##### SOURCE DATA

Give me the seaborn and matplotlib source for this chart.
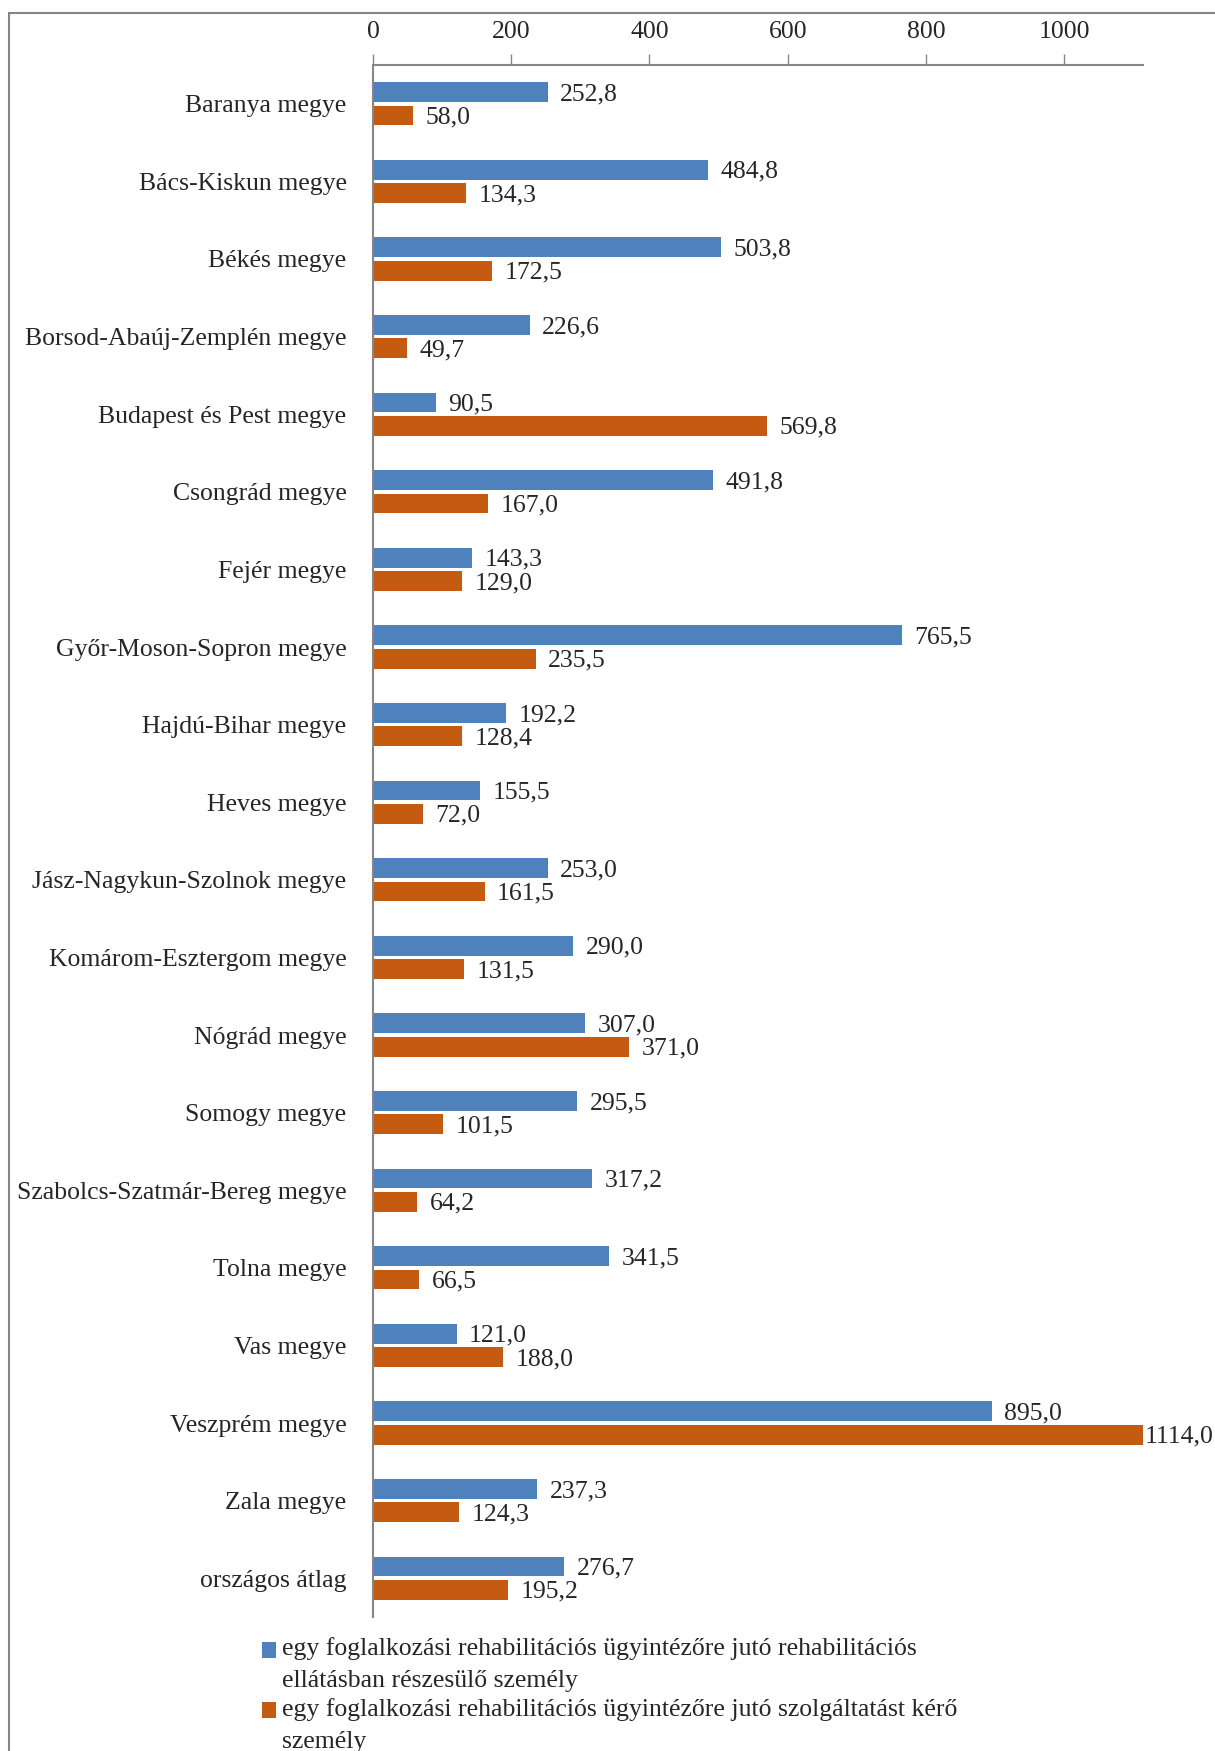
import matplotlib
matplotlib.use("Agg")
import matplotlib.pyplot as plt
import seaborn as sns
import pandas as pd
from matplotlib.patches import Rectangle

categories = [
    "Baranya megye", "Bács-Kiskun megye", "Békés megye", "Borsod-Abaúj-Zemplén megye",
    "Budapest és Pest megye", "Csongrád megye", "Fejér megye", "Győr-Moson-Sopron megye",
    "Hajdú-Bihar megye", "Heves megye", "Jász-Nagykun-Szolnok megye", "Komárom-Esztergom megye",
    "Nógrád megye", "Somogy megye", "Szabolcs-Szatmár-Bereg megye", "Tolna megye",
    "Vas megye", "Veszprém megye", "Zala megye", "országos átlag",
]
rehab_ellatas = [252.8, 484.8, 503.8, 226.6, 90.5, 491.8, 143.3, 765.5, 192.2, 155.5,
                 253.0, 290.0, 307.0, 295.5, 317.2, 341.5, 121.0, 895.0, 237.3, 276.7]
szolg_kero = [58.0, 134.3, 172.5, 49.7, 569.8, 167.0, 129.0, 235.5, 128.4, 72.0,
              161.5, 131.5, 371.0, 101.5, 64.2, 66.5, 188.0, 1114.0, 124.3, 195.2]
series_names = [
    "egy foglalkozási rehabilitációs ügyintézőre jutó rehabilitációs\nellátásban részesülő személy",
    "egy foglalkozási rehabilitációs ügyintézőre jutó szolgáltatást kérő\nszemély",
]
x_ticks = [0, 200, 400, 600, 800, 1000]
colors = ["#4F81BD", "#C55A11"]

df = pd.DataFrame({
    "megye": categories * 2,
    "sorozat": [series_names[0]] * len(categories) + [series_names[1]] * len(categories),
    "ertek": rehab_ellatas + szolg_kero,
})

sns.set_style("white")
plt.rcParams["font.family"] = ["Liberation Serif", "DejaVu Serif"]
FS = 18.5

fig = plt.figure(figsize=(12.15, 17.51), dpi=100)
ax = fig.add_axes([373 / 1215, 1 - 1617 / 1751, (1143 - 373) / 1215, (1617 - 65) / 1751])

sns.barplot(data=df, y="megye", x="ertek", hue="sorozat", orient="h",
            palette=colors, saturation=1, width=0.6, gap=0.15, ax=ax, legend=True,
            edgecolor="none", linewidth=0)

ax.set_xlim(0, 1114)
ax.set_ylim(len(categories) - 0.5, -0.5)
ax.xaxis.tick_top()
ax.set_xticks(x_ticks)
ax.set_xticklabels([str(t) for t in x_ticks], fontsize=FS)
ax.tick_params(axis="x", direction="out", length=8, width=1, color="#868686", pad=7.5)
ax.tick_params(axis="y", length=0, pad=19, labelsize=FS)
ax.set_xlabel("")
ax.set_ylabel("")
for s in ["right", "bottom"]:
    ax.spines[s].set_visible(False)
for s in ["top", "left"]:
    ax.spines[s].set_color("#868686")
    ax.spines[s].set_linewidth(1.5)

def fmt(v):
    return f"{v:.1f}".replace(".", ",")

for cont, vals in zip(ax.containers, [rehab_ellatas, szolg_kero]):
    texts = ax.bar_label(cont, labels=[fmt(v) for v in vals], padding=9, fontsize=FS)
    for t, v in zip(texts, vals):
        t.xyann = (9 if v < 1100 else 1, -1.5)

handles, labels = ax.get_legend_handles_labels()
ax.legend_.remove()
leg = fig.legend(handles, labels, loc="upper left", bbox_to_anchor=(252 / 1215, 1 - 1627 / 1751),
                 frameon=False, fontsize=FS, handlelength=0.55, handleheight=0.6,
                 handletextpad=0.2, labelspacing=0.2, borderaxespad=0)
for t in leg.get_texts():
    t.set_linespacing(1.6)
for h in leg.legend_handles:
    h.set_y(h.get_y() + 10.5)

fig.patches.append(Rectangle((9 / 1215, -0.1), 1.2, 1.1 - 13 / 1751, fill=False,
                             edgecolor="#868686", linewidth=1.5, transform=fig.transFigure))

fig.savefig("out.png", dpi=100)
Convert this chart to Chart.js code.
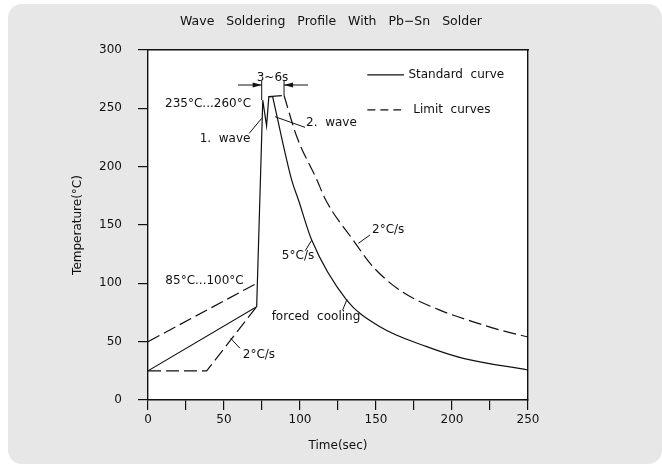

##########

Leave out the pictures and repeat the lines from the start of the material through the line with "from matplotlib.patches import Rectangle", inclusive.

Give me the seaborn and matplotlib source for this chart.
import matplotlib
matplotlib.use("Agg")
import matplotlib.pyplot as plt
import seaborn as sns
import pandas as pd
from matplotlib.patches import Rectangle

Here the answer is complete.